Não tendo obtido ganho de causa, recorreu para o Pleno da Secção de Contencioso Administrativo do Supremo Tribunal Administrativo, alegando, inter alia, que 'o artigo 31º da LPTA, na parte em que impõe ao particular o ónus de requerer notificação da fundamentação do acto, como meio de suspender o prazo de recurso contencioso, é materialmente inconstitucional, por ofensa do [ ...] n.º 3 do artigo 268º da Lei Fundamental'.
O Supremo Tribunal Administrativo, pelo acórdão de 1 de Outubro de 1997, concluiu que o mencionado artigo 31º, tal como fora interpretado na decisão que então se impugnava, 'não fere a Constituição da República'; e, por isso, negou provimento ao recurso.

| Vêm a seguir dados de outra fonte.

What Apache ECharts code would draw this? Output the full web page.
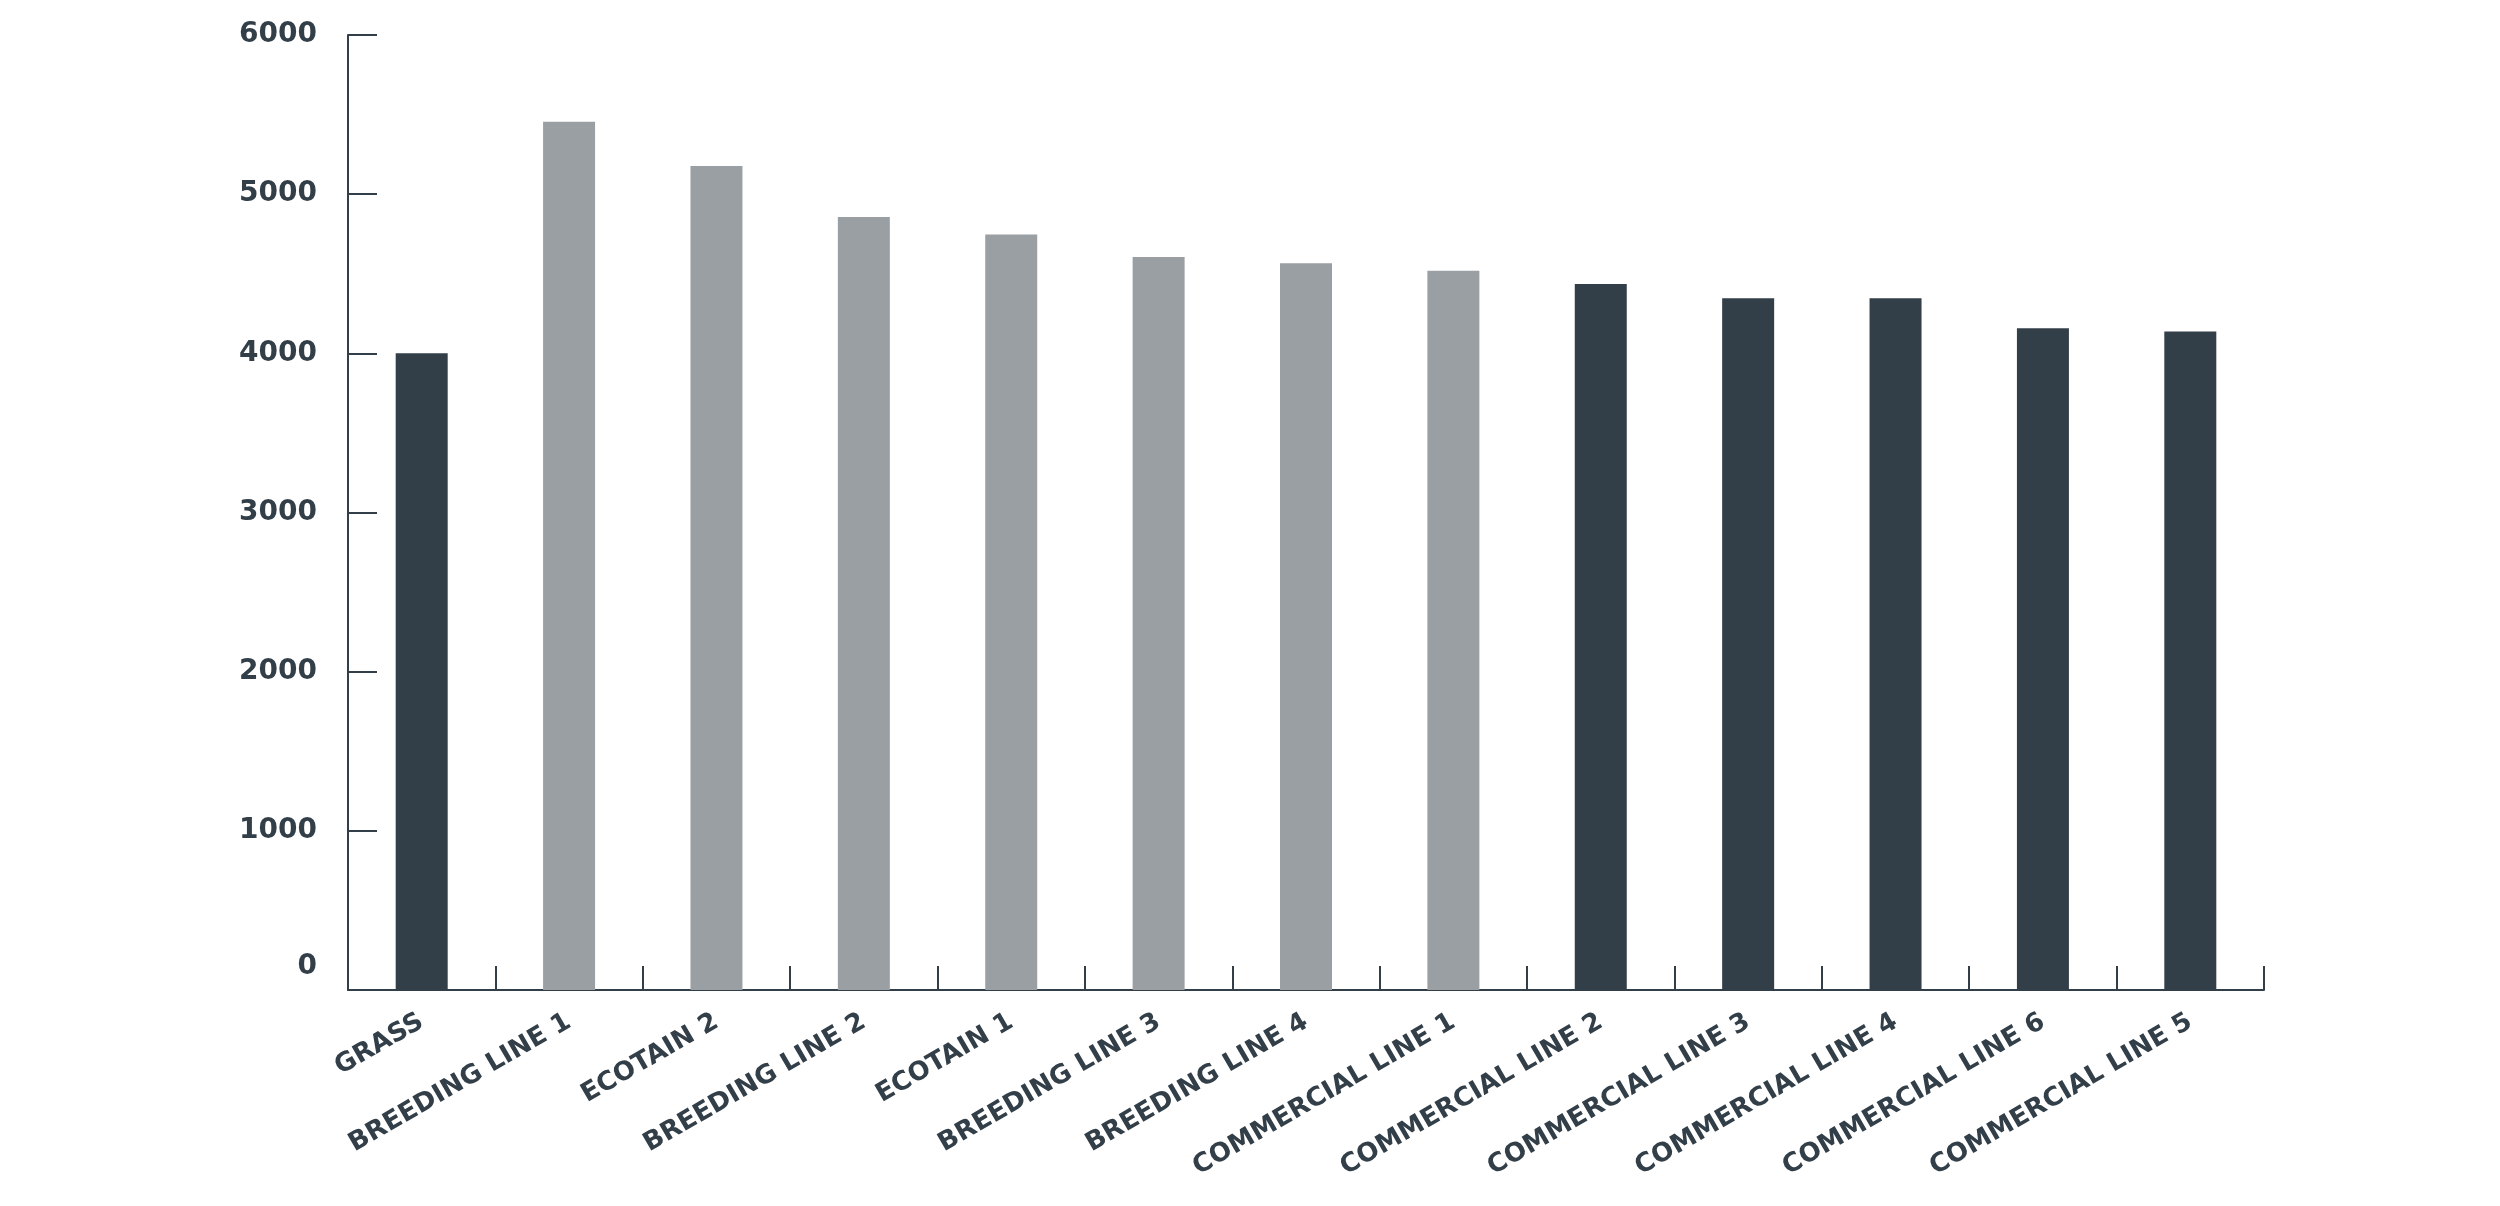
<!DOCTYPE html>
<html>
<head>
<meta charset="utf-8">
<script src="https://cdn.jsdelivr.net/npm/echarts@6/dist/echarts.min.js"></script>
<style>
html,body{margin:0;padding:0;background:#fff;}
#chart{width:2500px;height:1206px;}
</style>
</head>
<body>
<div id="chart"></div>
<script>
const categories = ['GRASS','BREEDING LINE 1','ECOTAIN 2','BREEDING LINE 2','ECOTAIN 1','BREEDING LINE 3','BREEDING LINE 4','COMMERCIAL LINE 1','COMMERCIAL LINE 2','COMMERCIAL LINE 3','COMMERCIAL LINE 4','COMMERCIAL LINE 6','COMMERCIAL LINE 5'];
const values = [4000, 5455, 5177, 4856, 4747, 4605, 4566, 4519, 4436, 4346, 4346, 4157, 4137];
const highlighted = [false, true, true, true, true, true, true, true, false, false, false, false, false];
const yTicks = [0, 1000, 2000, 3000, 4000, 5000, 6000];

const DARK = '#333f48';
const GREY = '#9a9fa3';
const FONT = 'DejaVu Sans';

const chart = echarts.init(document.getElementById('chart'));
chart.setOption({
  animation: false,
  backgroundColor: '#ffffff',
  grid: {left: 348, right: 236, top: 35, bottom: 216, containLabel: false},
  xAxis: {
    type: 'category',
    data: categories,
    boundaryGap: true,
    axisLine: {lineStyle: {color: DARK, width: 2}},
    axisTick: {show: true, inside: true, length: 24, lineStyle: {color: DARK, width: 2}},
    axisLabel: {rotate: 30, interval: 0, margin: 30, color: DARK, fontFamily: FONT, fontWeight: 'bold', fontSize: 26}
  },
  yAxis: {
    type: 'value',
    min: yTicks[0],
    max: yTicks[yTicks.length - 1],
    interval: 1000,
    splitLine: {show: false},
    axisLine: {show: true, lineStyle: {color: DARK, width: 2}},
    axisTick: {show: true, inside: true, length: 29, lineStyle: {color: DARK, width: 2}},
    axisLabel: {
      margin: 31, color: DARK, fontFamily: FONT, fontWeight: 'bold', fontSize: 28,
      formatter: v => v === 0 ? '{z|0}' : String(v),
      rich: {z: {padding: [0, 0, 46, 0], color: DARK, fontFamily: FONT, fontWeight: 'bold', fontSize: 28}}
    }
  },
  series: [{
    type: 'bar',
    barWidth: 52,
    data: values.map((v, i) => ({value: v, itemStyle: {color: highlighted[i] ? GREY : DARK}}))
  }]
});
</script>
</body>
</html>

2. É deste acórdão do Supremo Tribunal Administrativo, de 1 de Outubro de 1997, que agora recorre, ao abrigo da alínea b) do n.º 1 do artigo 70º da Lei do Tribunal Constitucional, para apreciação da constitucionalidade da norma que se contém no artigo 31º, n.º 2, da Lei de Processo dos Tribunais Administrativos
(LPTA), 'com a interpretação [ ...] de que o interessado tem o ónus de requerer a notificação ou certidão dos elementos omitidos em anterior acto de publicação ou notificação como meio de diferir o início da contagem do prazo de interposição do recurso contencioso'.
Neste Tribunal, alegou o recorrente, formulando as seguintes conclusões:
1. A norma do n.º 2 do artigo 31º do Decreto-Lei n.º 267/85, de 16 de Julho, prevê uma mera faculdade, que o interessado poderá ou não utilizar, e cujo não exercício não acarreta para o mesmo quaisquer consequências.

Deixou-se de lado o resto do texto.